Stronger Trade Integration Needed for MENA Prosperity

Stronger Trade Integration Needed for MENA Prosperity

A stronger trade and economic integration among the countries of the Middle East and North Africa is an essential reform that is likely to deliver economic growth on a scale and timetable that would create enough jobs and prosperity for the rapidly growing populations in these countries.
“More trade integration would not only create growth and jobs, but it would also act as a catalyst for reform: it would provide discipline and incentives to help get the reform strategy right,” said IMF First Deputy Managing Director, David Lipton, at a lecture he delivered on Tuesday at the London School of Economics.
MENA is a huge and economically varied region with a population of more than 400 million people and $3 trillion in GDP. That accounts for about 6 percent of the global population, and for 4 percent of global GDP, the IMF executive said noting that “the non-oil exports of the whole region stand at $365 billion, about the same as the exports of Belgium, a country of eleven, not 400 million people.”
Focusing on the Arab countries in transition, like Egypt, Jordan, Libya, Morocco, Tunisia, and Yemen, that have all embarked on substantive political change, either through revolutions or from within, the lecturer said long before people took to the streets, these countries in transition faced the challenge of employing rapidly growing, youthful populations.
However, despite several rounds of reforms, their economies were unable to generate enough jobs, he said imputing this to a lack of openness to international trade, which might have generated more jobs than just producing for the home market, governments’ inability to create the infrastructure needed to support a dynamic economy, and a lack of inclusiveness when structural reforms were attempted and investments in new sectors remained in the hands of a select elite.
As a result, there was a lack of economic vitality and high and rising unemployment, including among well educated young people, he explained. Youth unemployment ranges from 18 to 30 percent in Egypt, Jordan, Morocco, and Tunisia.
To achieve broad-based and sustainable growth, the countries of the Middle East need to move away from state-dominated to private investment and from protected industries and rent-seeking to export-led growth and value creation. That’s where the jobs will be, the IMF executive said, adding that in order to unlock the region’s formidable growth potential, the private sector must become the main source of growth, which will only happen if they can access global markets, not just their home markets.
The lecturer also underscored the need for the countries of the MENA region to improve the business environment, ease the burdensome regulation to starting a business, and abide by the rule of law which is key to commerce.
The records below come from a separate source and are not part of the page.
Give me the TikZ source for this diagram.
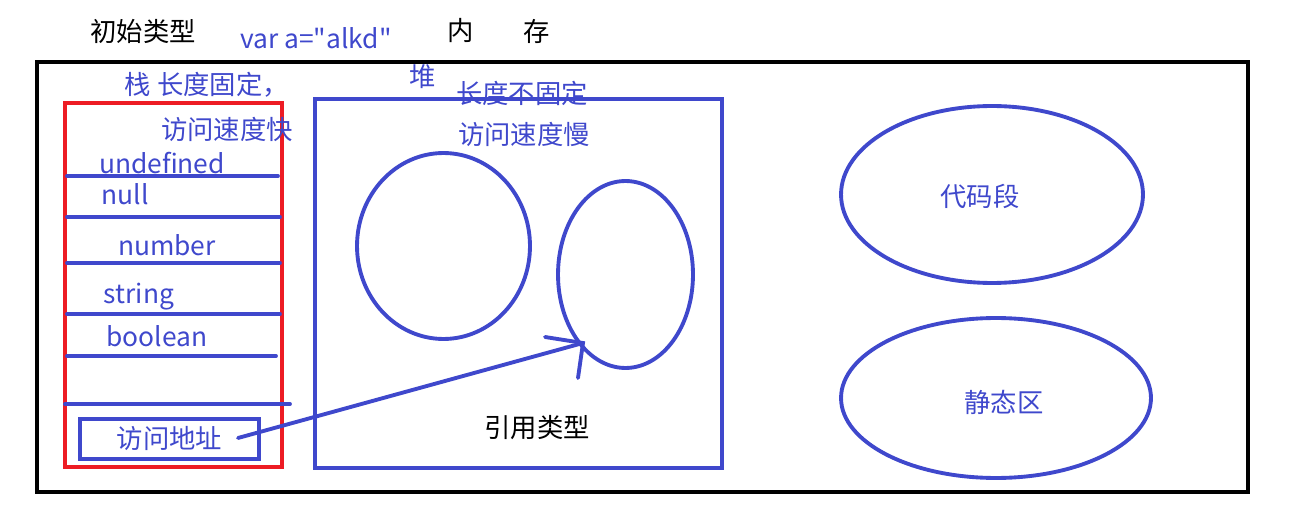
\documentclass[tikz,border=0pt]{standalone}
\usepackage{fontspec}
\newfontfamily\zhfont{Noto Sans CJK SC}
\usetikzlibrary{shapes.geometric}
\definecolor{penblue}{HTML}{3F48CC}
\definecolor{penred}{HTML}{ED1C24}

\begin{document}
\begin{tikzpicture}[x=0.02cm, y=-0.02cm,
        txt/.style={font=\zhfont\fontsize{15}{18}\selectfont, inner sep=0pt},
        note/.style={txt, text=penblue},
        pen/.style={draw=penblue, line width=2.2pt},
        slot/.style={penblue, line width=2.2pt, line cap=round},
        blob/.style={ellipse, pen, txt, text=penblue}]

    \useasboundingbox (0,0) rectangle (1294,523);

    % titles above the memory frame
    \node[txt]  (init)  at (143,31)  {初始类型};
    \node[note] (decl)  at (316,38)  {var a="alkd"};
    \node[txt]  (mem1)  at (461,31)  {内};
    \node[txt]  (mem2)  at (537,31)  {存};

    \node[note] (stackt) at (207,85)  {栈 长度固定，};
    \node[note] (heapt)  at (423,77)  {堆};
    \node[note] (heapn)  at (522,93)  {长度不固定};

    % frames
    \draw[line width=2.8pt] (37,62) rectangle (1248,492);
    \draw[penred, line width=2.3pt] (65,103) rectangle (282,467);
    \draw[pen] (315,99) rectangle (722,468);

    \node[note] (fast) at (227,129) {访问速度快};
    \node[note] (slow) at (524,134) {访问速度慢};

    % stack slots
    \foreach \y/\l/\r in {176/67/278, 217/67/280, 263/67/280,
                          314/67/280, 356/67/276, 404/65/290}
        \draw[slot] (\l,\y) -- (\r,\y);

    \node[note, anchor=base] (undef) at (162,174) {undefined};
    \node[note, anchor=base] (null)  at (125,205) {null};
    \node[note, anchor=base] (num)   at (167,256) {number};
    \node[note, anchor=base] (str)   at (139,304) {string};
    \node[note, anchor=base] (bool)  at (157,346) {boolean};

    \node[note, draw=penblue, line width=2.2pt, minimum width=3.58cm,
          minimum height=0.8cm] (addr) at (169.5,439) {访问地址};

    % heap objects
    \node[blob, minimum width=3.46cm, minimum height=3.72cm] (obj1) at (443.5,246) {};
    \node[blob, minimum width=2.7cm, minimum height=3.74cm]  (obj2) at (625.5,274.5) {};
    \node[txt] (reftype) at (537,428) {引用类型};

    % other areas
    \node[blob, minimum width=6.04cm, minimum height=3.54cm] (code) at (992,194.5) {};
    \node[note] (codet) at (980,196) {代码段};
    \node[blob, minimum width=6.2cm, minimum height=3.2cm]   (static) at (996,398) {};
    \node[note] (statict) at (1004,402) {静态区};

    % pointer from the stack into the heap
    \coordinate (ptr)   at (238,438);
    \coordinate (hit)   at (583,343);
    \coordinate (barbA) at (545,337);
    \coordinate (barbB) at (578,378);
    \draw[slot] (ptr) -- (hit);
    \draw[slot] (barbA) -- (hit) -- (barbB);
\end{tikzpicture}
\end{document}
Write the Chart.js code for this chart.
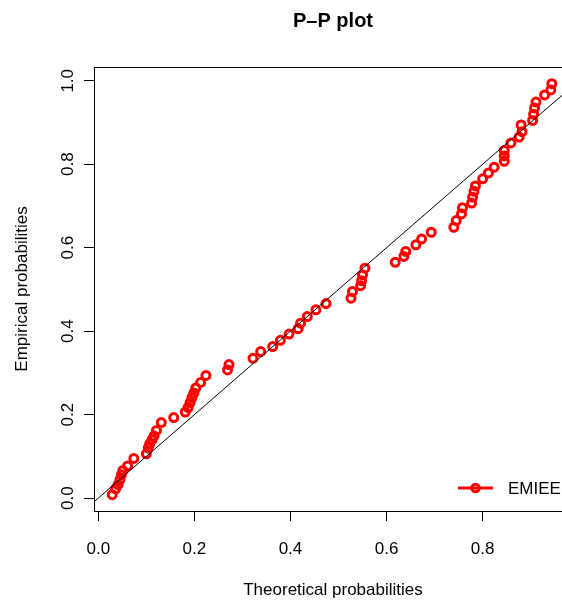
<!DOCTYPE html>
<html>
<head>
<meta charset="utf-8">
<title>P-P plot</title>
<script src="https://cdn.jsdelivr.net/npm/chart.js@4/dist/chart.umd.min.js"></script>
<style>
  html, body { margin: 0; padding: 0; background: #fff; overflow: hidden; }
  #wrap { width: 562px; height: 604px; overflow: hidden; }
</style>
</head>
<body>
<div id="wrap"><canvas id="ppChart" width="600" height="604"></canvas></div>
<script>
// Theoretical vs empirical probabilities
const theoretical = [
  0.029, 0.036, 0.041, 0.045, 0.048, 0.051, 0.061, 0.074, 0.100, 0.104,
  0.107, 0.112, 0.116, 0.121, 0.131, 0.157, 0.181, 0.187, 0.191, 0.195,
  0.199, 0.203, 0.213, 0.224, 0.269, 0.272, 0.322, 0.338, 0.363, 0.379,
  0.397, 0.416, 0.421, 0.435, 0.453, 0.474, 0.526, 0.529, 0.546, 0.548,
  0.550, 0.555, 0.618, 0.636, 0.640, 0.661, 0.673, 0.693, 0.740, 0.745,
  0.756, 0.758, 0.777, 0.779, 0.782, 0.785, 0.800, 0.812, 0.824, 0.845,
  0.845, 0.845, 0.859, 0.876, 0.882, 0.880, 0.904, 0.906, 0.908, 0.911,
  0.929, 0.942, 0.944
];
const empirical = [
  0.008, 0.022, 0.032, 0.044, 0.056, 0.066, 0.077, 0.095, 0.106, 0.120,
  0.130, 0.140, 0.149, 0.162, 0.181, 0.193, 0.206, 0.217, 0.229, 0.241,
  0.252, 0.264, 0.277, 0.294, 0.307, 0.320, 0.335, 0.351, 0.363, 0.378,
  0.393, 0.406, 0.419, 0.435, 0.451, 0.466, 0.479, 0.495, 0.509, 0.521,
  0.535, 0.551, 0.565, 0.579, 0.591, 0.607, 0.621, 0.637, 0.649, 0.665,
  0.681, 0.696, 0.707, 0.721, 0.735, 0.748, 0.765, 0.779, 0.793, 0.807,
  0.820, 0.833, 0.851, 0.865, 0.878, 0.894, 0.905, 0.920, 0.935, 0.949,
  0.966, 0.978, 0.993
];
const diagonal = [-0.1, 1.1];   // y = x reference line
const xTicks = [0, 0.2, 0.4, 0.6, 0.8];
const yTicks = [0, 0.2, 0.4, 0.6, 0.8, 1.0];
const seriesName = 'EMIEE';

const FONT = "'Liberation Sans', Arial, sans-serif";

// box top edge, title and the legend inside the plot
const extras = {
  id: 'extras',
  afterDraw(chart) {
    const { ctx, chartArea: a } = chart;
    ctx.save();
    ctx.strokeStyle = '#000';
    ctx.lineWidth = 1;
    ctx.beginPath();
    ctx.moveTo(a.left, Math.round(a.top) + 0.5);
    ctx.lineTo(a.right, Math.round(a.top) + 0.5);
    ctx.stroke();

    ctx.fillStyle = '#000';
    ctx.font = 'bold 20px ' + FONT;
    ctx.textAlign = 'center';
    ctx.textBaseline = 'middle';
    ctx.fillText('P\u2013P plot', (a.left + a.right) / 2, 21);

    // legend
    const ly = a.bottom - 23;
    ctx.strokeStyle = '#ff0000';
    ctx.lineWidth = 3;
    ctx.beginPath();
    ctx.moveTo(a.right - 114, ly);
    ctx.lineTo(a.right - 79, ly);
    ctx.stroke();
    ctx.beginPath();
    ctx.arc(a.right - 96.5, ly, 3.8, 0, Math.PI * 2);
    ctx.stroke();
    ctx.fillStyle = '#000';
    ctx.font = '17px ' + FONT;
    ctx.textAlign = 'left';
    ctx.fillText(seriesName, a.right - 64, ly + 1);
    ctx.restore();
  }
};

new Chart(document.getElementById('ppChart'), {
  type: 'scatter',
  data: {
    datasets: [
      {
        label: 'y = x',
        type: 'line',
        data: diagonal.map(v => ({ x: v, y: v })),
        borderColor: '#000',
        borderWidth: 1,
        pointRadius: 0,
        fill: false,
        order: 0
      },
      {
        label: seriesName,
        data: theoretical.map((x, i) => ({ x: x, y: empirical[i] })),
        showLine: false,
        pointStyle: 'circle',
        pointRadius: 4,
        pointBorderWidth: 3,
        borderColor: '#ff0000',
        backgroundColor: 'rgba(0,0,0,0)',
        order: 1
      }
    ]
  },
  options: {
    responsive: false,
    animation: false,
    devicePixelRatio: 1,
    layout: { padding: { top: 67, right: 28, bottom: 0, left: 0 } },
    plugins: {
      legend: { display: false },
      tooltip: { enabled: false },
      title: { display: false }
    },
    scales: {
      x: {
        type: 'linear',
        min: -0.009,
        max: 0.986,
        afterFit: s => { s.height = 93; },
        afterBuildTicks: s => { s.ticks = xTicks.map(v => ({ value: v })); },
        border: { display: true, color: '#000', width: 1 },
        grid: { drawOnChartArea: false, tickLength: 10, tickColor: '#000', color: '#000' },
        ticks: {
          maxRotation: 0,
          padding: 18,
          color: '#000',
          font: { family: FONT, size: 17 },
          callback: v => v.toFixed(1)
        },
        title: {
          display: true,
          text: 'Theoretical probabilities',
          color: '#000',
          font: { family: FONT, size: 17 },
          padding: { top: 0, bottom: 3 }
        }
      },
      y: {
        type: 'linear',
        min: -0.031,
        max: 1.033,
        afterFit: s => { s.width = 94; },
        afterBuildTicks: s => { s.ticks = yTicks.map(v => ({ value: v })); },
        border: { display: true, color: '#000', width: 1 },
        grid: { drawOnChartArea: false, tickLength: 10, tickColor: '#000', color: '#000' },
        ticks: {
          minRotation: 90,
          maxRotation: 90,
          crossAlign: 'center',
          padding: 4,
          color: '#000',
          font: { family: FONT, size: 17 },
          callback: v => v.toFixed(1)
        },
        title: {
          display: true,
          text: 'Empirical probabilities',
          color: '#000',
          font: { family: FONT, size: 17 },
          padding: { top: 12, bottom: 0 }
        }
      }
    }
  },
  plugins: [extras]
});
</script>
</body>
</html>
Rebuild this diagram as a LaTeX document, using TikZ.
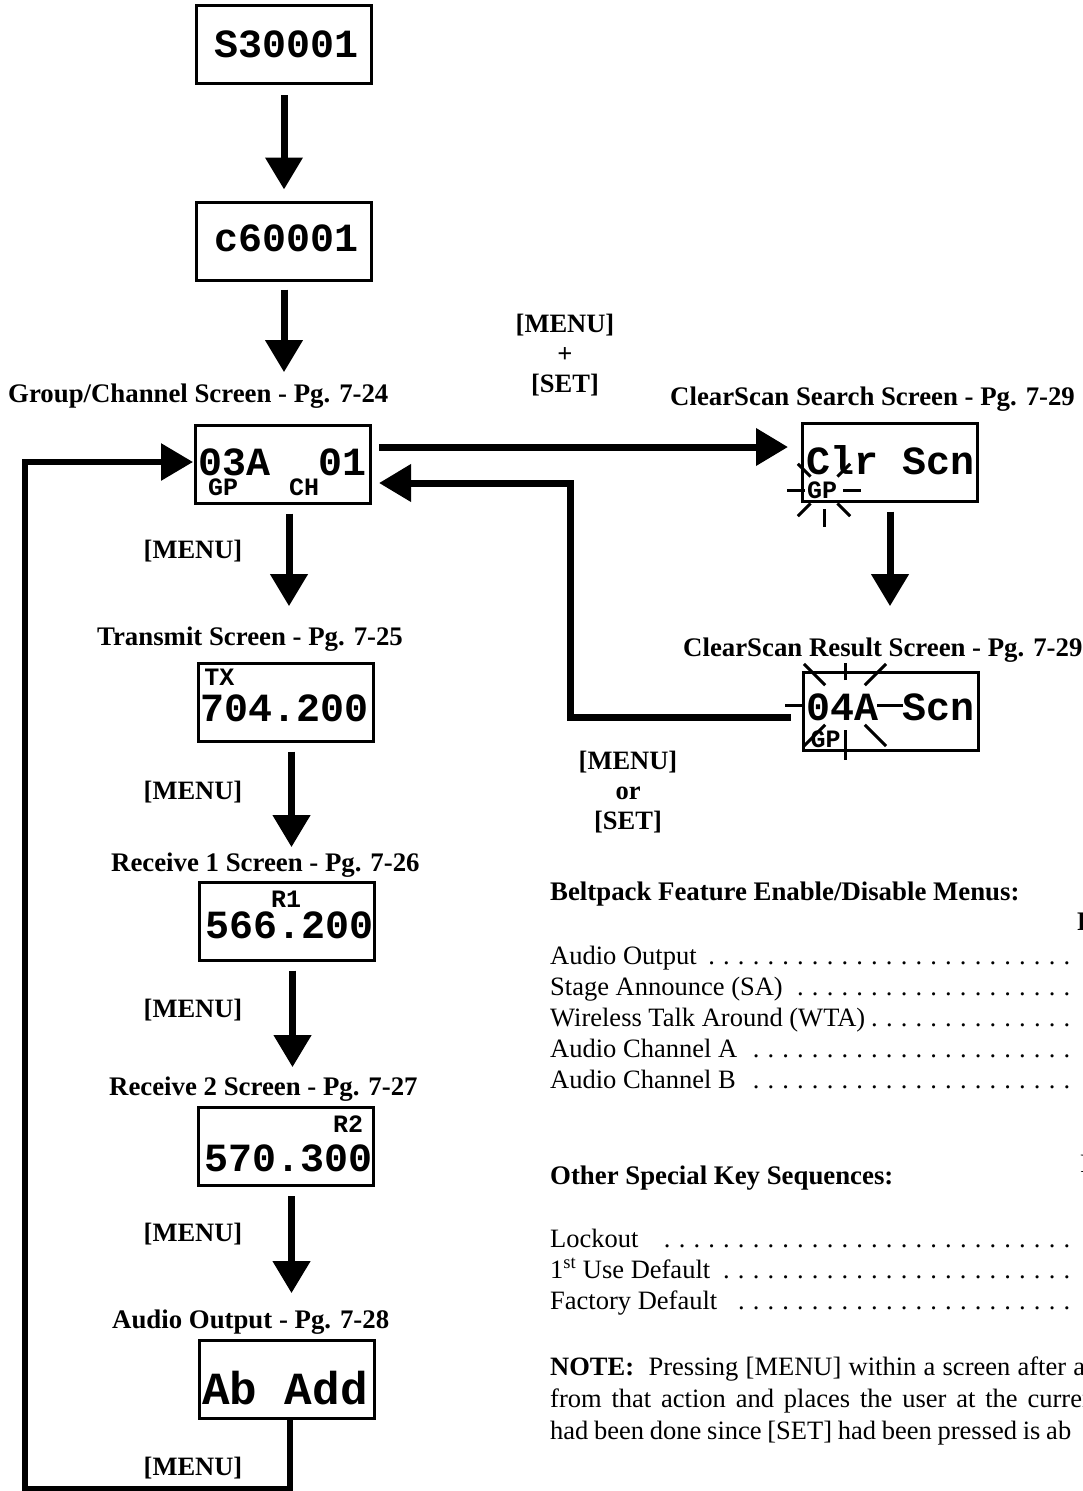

He further urged governments to reform labor market regulations to reduce disincentives for hiring, while maintaining adequate worker protection, improve education and realign it to the needs of private employers through endowing the labor force with more education, and greater technical skills in engineering and science, and to facilitate access to finance, as the region has the lowest share of bank financing in the world, with only 10 percent of firms using banks to finance investment.
The IMF is currently expecting a moderate recovery in 2013 for Arab countries in transition, but growth will not be sufficient to begin making sizeable inroads in tackling high unemployment, he warned adding that fiscal deficits in the region have increased and now average 9 percent of GDP in most of these countries.
Touching on the subsidies meant to support the most vulnerable strata of the society that he described as “inefficient and expensive”, he said the system might support social peace in the short run but it siphons resources away from investment in education, infrastructure, and other key areas.